- Directed by: Kwame Kwei-Armah
- Screenplay by: Anthony McCarten
- Based on: The Collaboration by Anthony McCarten
- Produced by: Anthony McCarten; Denis O'Sullivan; Jeff Kalligheri;
- Starring: Paul Bettany; Jeremy Pope; Daniel Brühl; Melissa Barrera; Henry Hunter Hall;
- Cinematography: Robert Yeoman
- Edited by: Paul Machliss
- Production companies: Muse Of Fire Productions; Compelling Pictures; Marina Studios Productions; Live Wire Entertainment;
- Country: United States
- Language: English

= The Collaboration (film) =

Upcoming film by Kwame Kwei-Armah

The Collaboration is an upcoming American biographical drama film directed by Kwame Kwei-Armah (in his feature debut) and adapted by Anthony McCarten from his 2022 stage play.

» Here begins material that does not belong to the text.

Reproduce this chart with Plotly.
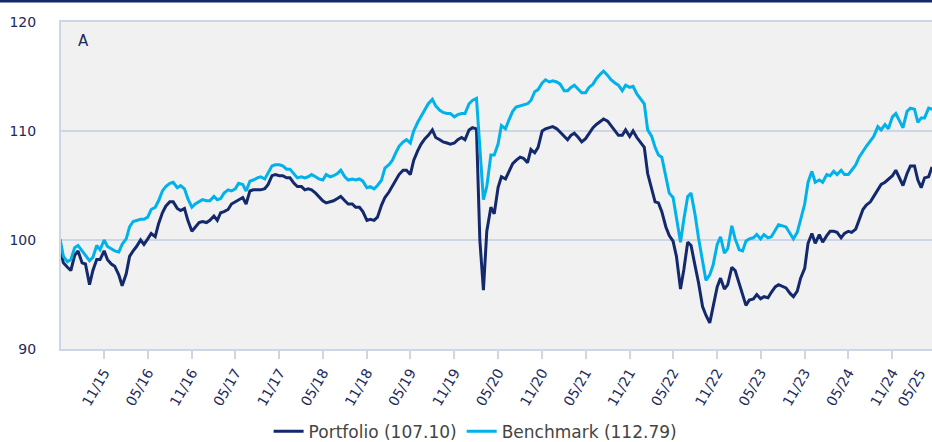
import pandas as pd
import plotly.graph_objects as go

# Semi-monthly observation dates (1st and 15th of each month)
dates = pd.date_range("2015-05-01", "2025-04-15", freq="SMS")

portfolio = [
    # 2015 May-Dec
    99.2, 97.9, 97.5, 97.2, 98.6, 99.0, 97.9, 97.8, 95.9, 97.2, 98.2, 98.2, 99.0, 98.2, 97.8, 97.6,
    # 2016
    96.8, 95.8, 96.9, 98.5, 99.0, 99.4, 100.0, 99.6, 100.1, 100.6, 100.3, 101.5,
    102.5, 103.1, 103.5, 103.5, 102.9, 102.7, 102.9, 101.8, 100.8, 101.2, 101.6, 101.7,
    # 2017
    101.6, 101.8, 102.2, 101.8, 102.5, 102.6, 102.8, 103.3, 103.5, 103.7, 103.9, 103.3,
    104.5, 104.6, 104.6, 104.6, 104.7, 105.1, 105.9, 106.0, 105.9, 105.9, 105.7, 105.7,
    # 2018
    105.2, 104.9, 104.9, 104.6, 104.7, 104.6, 104.3, 104.0, 103.6, 103.4, 103.5, 103.6,
    103.8, 104.0, 103.6, 103.3, 103.3, 103.0, 103.0, 102.6, 101.8, 101.9, 101.8, 102.1,
    # 2019
    103.2, 103.9, 104.4, 104.9, 105.5, 106.0, 106.4, 106.4, 106.0, 107.3, 108.2, 108.8,
    109.3, 109.6, 110.1, 109.4, 109.2, 109.0, 108.9, 108.8, 108.9, 109.2, 109.4, 109.2,
    # 2020
    110.1, 110.3, 110.2, 100.0, 95.4, 100.8, 103.0, 102.4, 104.8, 105.8, 105.6, 106.3,
    107.0, 107.3, 107.6, 107.5, 107.1, 108.3, 108.0, 108.5, 110.0, 110.2, 110.3, 110.4,
    # 2021
    110.2, 109.9, 109.5, 109.2, 109.6, 109.8, 109.4, 109.0, 109.3, 109.8, 110.3, 110.6,
    110.9, 111.1, 110.9, 110.5, 110.0, 109.6, 109.6, 110.1, 109.5, 110.0, 109.4, 109.0,
    # 2022
    108.5, 106.1, 104.8, 103.5, 103.4, 102.6, 101.2, 100.4, 99.9, 98.5, 95.5, 97.3,
    99.8, 99.5, 97.6, 96.1, 93.9, 93.1, 92.4, 93.9, 95.7, 96.5, 95.5, 95.9,
    # 2023
    97.5, 97.2, 95.9, 94.9, 94.0, 94.5, 94.6, 95.0, 94.6, 94.8, 94.7, 95.2,
    95.7, 95.9, 95.7, 95.6, 95.1, 94.8, 95.3, 96.5, 97.4, 99.7, 100.6, 99.7,
    # 2024
    100.5, 99.8, 100.4, 100.8, 100.8, 100.7, 100.2, 100.6, 100.8, 100.7, 101.0, 101.9,
    102.8, 103.2, 103.5, 104.0, 104.6, 105.1, 105.3, 105.6, 105.9, 106.4, 105.7, 105.0,
    # 2025 Jan-Apr
    106.1, 106.8, 106.8, 105.5, 104.8, 105.7, 105.8, 106.7,
]

benchmark = [
    # 2015 May-Dec
    100.1, 98.5, 98.0, 98.2, 99.3, 99.5, 99.0, 98.6, 98.1, 98.4, 99.5, 99.1, 100.0, 99.4, 99.2, 99.0,
    # 2016
    98.9, 99.6, 100.1, 101.2, 101.7, 101.8, 101.9, 101.9, 102.1, 102.8, 103.0, 103.6,
    104.5, 104.9, 105.2, 105.3, 104.8, 105.0, 104.7, 103.8, 103.0, 103.3, 103.5, 103.7,
    # 2017
    103.6, 103.6, 104.0, 103.7, 103.8, 104.3, 104.6, 104.5, 104.7, 105.2, 105.1, 104.5,
    105.4, 105.5, 105.7, 105.8, 105.6, 106.1, 106.8, 106.9, 106.9, 106.8, 106.5, 106.5,
    # 2018
    106.0, 105.7, 105.8, 105.7, 105.8, 106.0, 105.8, 105.6, 105.5, 106.0, 105.8, 105.9,
    106.1, 106.4, 105.8, 105.5, 105.6, 105.5, 105.6, 105.4, 104.8, 104.9, 104.7, 105.0,
    # 2019
    105.5, 106.6, 106.9, 107.3, 108.0, 108.6, 109.0, 109.2, 108.9, 110.0, 110.8, 111.3,
    112.0, 112.5, 112.9, 112.3, 111.9, 111.7, 111.6, 111.6, 111.3, 111.5, 111.6, 111.6,
    # 2020
    112.5, 112.8, 113.0, 108.9, 103.7, 104.9, 107.8, 107.8, 108.8, 110.5, 110.2, 111.0,
    111.8, 112.2, 112.3, 112.4, 112.5, 112.8, 113.6, 113.8, 114.4, 114.7, 114.5, 114.6,
    # 2021
    114.5, 114.3, 113.7, 113.7, 114.0, 114.2, 113.8, 113.5, 113.5, 114.0, 114.3, 114.8,
    115.2, 115.5, 115.1, 114.7, 114.4, 114.2, 113.7, 114.2, 114.0, 114.1, 113.4, 113.0,
    # 2022
    112.5, 110.1, 109.5, 108.5, 107.8, 107.6, 105.8, 104.3, 103.9, 102.0, 99.8, 101.9,
    104.0, 104.3, 102.3, 100.2, 98.2, 96.3, 96.8, 97.7, 99.6, 100.3, 98.8, 99.2,
    # 2023
    101.3, 100.1, 99.1, 99.0, 99.9, 100.1, 100.2, 100.5, 100.1, 100.5, 100.2, 100.3,
    100.9, 101.4, 101.3, 101.2, 100.6, 100.1, 100.7, 101.9, 103.3, 105.3, 106.3, 105.3,
    # 2024
    105.5, 105.3, 106.0, 105.9, 106.3, 106.0, 106.4, 106.0, 106.0, 106.4, 106.9, 107.6,
    108.2, 108.6, 109.1, 109.5, 110.4, 110.1, 110.6, 110.2, 111.3, 111.6, 110.9, 110.3,
    # 2025 Jan-Apr
    111.8, 112.1, 112.0, 110.8, 111.2, 111.2, 112.1, 112.0,
]

series_names = ["Portfolio (107.10)", "Benchmark (112.79)"]
panel_label = "A"
y_ticks = [90, 100, 110, 120]
x_start, x_end = "2015-05-05", "2025-04-15"
clipped_tick_label = "05/25"

NAVY = "#13296b"
CYAN = "#00b2ea"
GRID = "#cdd6e5"
TEXT = "#1d2b5c"
FONT = "DejaVu Sans"

fig = go.Figure()
fig.add_trace(go.Scatter(x=dates, y=portfolio, mode="lines", name=series_names[0],
                         line=dict(color=NAVY, width=3)))
fig.add_trace(go.Scatter(x=dates, y=benchmark, mode="lines", name=series_names[1],
                         line=dict(color=CYAN, width=3)))

fig.update_layout(
    width=932, height=442,
    margin=dict(l=61, r=0, t=22, b=93, autoexpand=False),
    paper_bgcolor="white",
    plot_bgcolor="#f1f1f1",
    font=dict(family=FONT, color=TEXT, size=14),
    showlegend=True,
    legend=dict(orientation="h", x=0.476, xanchor="center", y=-0.198, yanchor="top",
                font=dict(size=17, color="#444444", family=FONT),
                bgcolor="rgba(0,0,0,0)", itemwidth=30),
    xaxis=dict(
        type="date", automargin=False,
        range=[x_start, x_end],
        tick0="2015-11-01", dtick="M6", tickformat="%m/%y",
        tickangle=-60,
        ticks="outside", ticklen=8, tickcolor=GRID, tickwidth=2,
        showline=True, linecolor=GRID, linewidth=2, mirror=True,
        showgrid=False, zeroline=False,
        tickfont=dict(size=14, color=TEXT),
    ),
    yaxis=dict(
        range=[90, 120], tickvals=y_ticks, automargin=False,
        ticks="outside", ticklen=20, tickcolor="rgba(0,0,0,0)",
        showline=True, linecolor=GRID, linewidth=2,
        showgrid=True, gridcolor=GRID, gridwidth=2, zeroline=False,
        tickfont=dict(size=14, color=TEXT),
    ),
    annotations=[
        dict(text=panel_label, xref="paper", yref="paper", x=0.0172, y=0.942,
             xanchor="left", yanchor="middle", showarrow=False,
             font=dict(size=15, color=TEXT, family=FONT)),
        # tick label of the next tick, at the cropped right edge
        dict(text=clipped_tick_label, xref="paper", yref="paper", x=0.976, y=-0.118,
             xanchor="center", yanchor="middle", showarrow=False, textangle=-60,
             font=dict(size=14, color=TEXT, family=FONT)),
    ],
    shapes=[dict(type="rect", xref="paper", yref="paper", x0=-0.08, x1=1.01,
                 y0=1.0596, y1=1.09, fillcolor=NAVY, line=dict(width=0), layer="above")],
)

fig.write_html("out.html", config={"displayModeBar": False},
               post_script="document.body.style.margin='0px';document.body.style.overflow='hidden';")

The film stars Paul Bettany and Jeremy Pope, reprising the roles of Andy Warhol and Jean-Michel Basquiat which they performed in the original run of the stage play in February 2022 in London's West End, and for an extended run on Broadway into February 2023.

==Premise==
Two contrasting artists, Andy Warhol and Jean-Michel Basquiat, begin a successful collaboration in 1980s New York after being paired by art collector Bruno Bischofberger.

==Cast==
- Paul Bettany as Andy Warhol
- Jeremy Pope as Jean-Michel Basquiat
- Daniel Brühl as Bruno Bischofberger
- Melissa Barrera as Maya
- Henry Hunter Hall as Michael Stewart
- Andrea Sooch as Julia Warhol
- Andrew Fama as Jed
- Erin Eva Butcher as Pat Hackett
- Charlie Statires as Peter
- Yrsa Daley-Ward as Grace Jones

==Production==
In February 2022 it was announced that Anthony McCarten had adapted his stage play and would produce a film version alongside Denis O’Sullivan with Kwame Kwei-Armah directing. Paul Bettany and Jeremy Pope would reprise their roles from the original run of the stage play as Andy Warhol and Jean-Michel Basquiat, respectively. In August 2022 Daniel Brühl was added to the cast, while Hannah Beachler would serve as production designer and Robert Yeoman as cinematographer. In September 2022 Melissa Barrera was revealed to be joining the cast, while Paul Machliss would edit the film. Filming started in 2022 in the Greater Boston area with scenes filmed in the Marina Studios in Quincy, Massachusetts from September 14, 2022, and parts of Lynn, Massachusetts doubling up as 1980s New York.

==Release==
Bettany told The New York Observer in late 2022 that the film hadn't been edited at that point, with an earliest release date of late summer 2023, perhaps in Venice - but without firm plans. The film is currently undated.